- _Short task_: Each line below should be retyped exactly, with no pictures.

— BEGIN —

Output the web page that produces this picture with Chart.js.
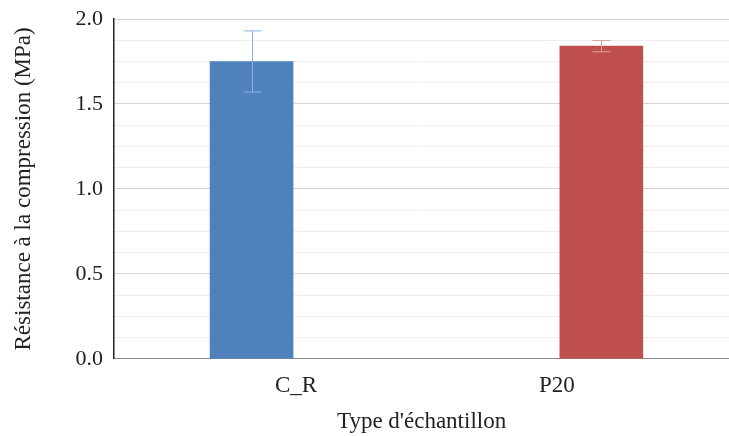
<!DOCTYPE html>
<html>
<head>
<meta charset="utf-8">
<script src="https://cdn.jsdelivr.net/npm/chart.js@4"></script>
<style>
  html, body { margin: 0; padding: 0; background: #fff; overflow: hidden; }
  canvas { display: block; }
</style>
</head>
<body>
<canvas id="resChart" width="729" height="436"></canvas>
<script>
// Data
const categories = ['C_R', 'P20'];
const strength = [1.75, 1.84];      // MPa
const errors = [0.18, 0.033];       // ± MPa
const barColors = ['#4f81bd', '#c0504d'];
const errColors = ['#8db3e2', '#d9a3a1'];
const yTicks = [0, 0.5, 1.0, 1.5, 2.0];

const serif = '"Liberation Serif", "Times New Roman", serif';
// category labels sit a bit closer together than the bars in the original
const labelSpread = 0.746;

// Error bars drawn from the scales
const errorBars = {
    id: 'errorBars',
    afterDatasetsDraw(chart) {
        const ctx = chart.ctx;
        const xs = chart.scales.x, ys = chart.scales.y;
        ctx.save();
        ctx.lineWidth = 1;
        strength.forEach((v, i) => {
            const x = Math.round(xs.getPixelForValue(i)) + 0.5;
            const top = ys.getPixelForValue(v + errors[i]);
            const bot = ys.getPixelForValue(v - errors[i]);
            const cap = 9;
            ctx.strokeStyle = errColors[i];
            ctx.beginPath();
            ctx.moveTo(x, top); ctx.lineTo(x, bot);
            ctx.moveTo(x - cap, top); ctx.lineTo(x + cap, top);
            ctx.moveTo(x - cap, bot); ctx.lineTo(x + cap, bot);
            ctx.stroke();
        });
        ctx.restore();
    }
};

const isMajor = v => yTicks.some(t => Math.abs(t - v) < 1e-6);

new Chart(document.getElementById('resChart'), {
    type: 'bar',
    data: {
        datasets: [{
            data: strength.map((v, i) => ({ x: i, y: v })),
            backgroundColor: barColors,
            barThickness: 83
        }]
    },
    options: {
        responsive: false,
        animation: false,
        layout: { padding: { top: 19, right: 0, left: 10, bottom: 0 } },
        plugins: { legend: { display: false }, tooltip: { enabled: false } },
        scales: {
            x: {
                type: 'linear',
                offset: false,
                min: -0.393,
                max: 1.365,
                grid: { display: false },
                border: { display: true, color: '#8c8c8c', width: 1 },
                afterBuildTicks: scale => {
                    const mid = (categories.length - 1) / 2;
                    scale.ticks = categories.map((c, i) => ({ value: mid + (i - mid) * labelSpread }));
                },
                ticks: {
                    autoSkip: false,
                    maxRotation: 0,
                    padding: 5,
                    color: '#222',
                    font: { family: serif, size: 23 },
                    callback: (v, i) => categories[i]
                },
                title: {
                    display: true,
                    text: "Type d'échantillon",
                    color: '#222',
                    font: { family: serif, size: 23 },
                    padding: { top: 4, bottom: 0 }
                }
            },
            y: {
                min: 0,
                max: 2,
                afterFit: scale => { scale.paddingTop = 0; },
                grid: {
                    drawTicks: false,
                    color: ctx => isMajor(ctx.tick.value) ? '#d4d4d4' : '#ededed',
                    lineWidth: 1
                },
                border: { display: true, color: '#222', width: 1.5 },
                ticks: {
                    stepSize: 0.125,
                    autoSkip: false,
                    padding: 11,
                    color: '#222',
                    font: { family: serif, size: 22 },
                    callback: v => isMajor(v) ? v.toFixed(1) : ''
                },
                title: {
                    display: true,
                    text: 'Résistance à la compression (MPa)',
                    color: '#222',
                    font: { family: serif, size: 23 },
                    padding: { top: 0, bottom: 27 }
                }
            }
        }
    },
    plugins: [errorBars]
});
</script>
</body>
</html>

— END —

- _The reply_:
Output the web page that produces this picture with Chart.js.
<!DOCTYPE html>
<html>
<head>
<meta charset="utf-8">
<script src="https://cdn.jsdelivr.net/npm/chart.js@4"></script>
<style>
  html, body { margin: 0; padding: 0; background: #fff; overflow: hidden; }
  canvas { display: block; }
</style>
</head>
<body>
<canvas id="resChart" width="729" height="436"></canvas>
<script>
// Data
const categories = ['C_R', 'P20'];
const strength = [1.75, 1.84];      // MPa
const errors = [0.18, 0.033];       // ± MPa
const barColors = ['#4f81bd', '#c0504d'];
const errColors = ['#8db3e2', '#d9a3a1'];
const yTicks = [0, 0.5, 1.0, 1.5, 2.0];

const serif = '"Liberation Serif", "Times New Roman", serif';
// category labels sit a bit closer together than the bars in the original
const labelSpread = 0.746;

// Error bars drawn from the scales
const errorBars = {
    id: 'errorBars',
    afterDatasetsDraw(chart) {
        const ctx = chart.ctx;
        const xs = chart.scales.x, ys = chart.scales.y;
        ctx.save();
        ctx.lineWidth = 1;
        strength.forEach((v, i) => {
            const x = Math.round(xs.getPixelForValue(i)) + 0.5;
            const top = ys.getPixelForValue(v + errors[i]);
            const bot = ys.getPixelForValue(v - errors[i]);
            const cap = 9;
            ctx.strokeStyle = errColors[i];
            ctx.beginPath();
            ctx.moveTo(x, top); ctx.lineTo(x, bot);
            ctx.moveTo(x - cap, top); ctx.lineTo(x + cap, top);
            ctx.moveTo(x - cap, bot); ctx.lineTo(x + cap, bot);
            ctx.stroke();
        });
        ctx.restore();
    }
};

const isMajor = v => yTicks.some(t => Math.abs(t - v) < 1e-6);

new Chart(document.getElementById('resChart'), {
    type: 'bar',
    data: {
        datasets: [{
            data: strength.map((v, i) => ({ x: i, y: v })),
            backgroundColor: barColors,
            barThickness: 83
        }]
    },
    options: {
        responsive: false,
        animation: false,
        layout: { padding: { top: 19, right: 0, left: 10, bottom: 0 } },
        plugins: { legend: { display: false }, tooltip: { enabled: false } },
        scales: {
            x: {
                type: 'linear',
                offset: false,
                min: -0.393,
                max: 1.365,
                grid: { display: false },
                border: { display: true, color: '#8c8c8c', width: 1 },
                afterBuildTicks: scale => {
                    const mid = (categories.length - 1) / 2;
                    scale.ticks = categories.map((c, i) => ({ value: mid + (i - mid) * labelSpread }));
                },
                ticks: {
                    autoSkip: false,
                    maxRotation: 0,
                    padding: 5,
                    color: '#222',
                    font: { family: serif, size: 23 },
                    callback: (v, i) => categories[i]
                },
                title: {
                    display: true,
                    text: "Type d'échantillon",
                    color: '#222',
                    font: { family: serif, size: 23 },
                    padding: { top: 4, bottom: 0 }
                }
            },
            y: {
                min: 0,
                max: 2,
                afterFit: scale => { scale.paddingTop = 0; },
                grid: {
                    drawTicks: false,
                    color: ctx => isMajor(ctx.tick.value) ? '#d4d4d4' : '#ededed',
                    lineWidth: 1
                },
                border: { display: true, color: '#222', width: 1.5 },
                ticks: {
                    stepSize: 0.125,
                    autoSkip: false,
                    padding: 11,
                    color: '#222',
                    font: { family: serif, size: 22 },
                    callback: v => isMajor(v) ? v.toFixed(1) : ''
                },
                title: {
                    display: true,
                    text: 'Résistance à la compression (MPa)',
                    color: '#222',
                    font: { family: serif, size: 23 },
                    padding: { top: 0, bottom: 27 }
                }
            }
        }
    },
    plugins: [errorBars]
});
</script>
</body>
</html>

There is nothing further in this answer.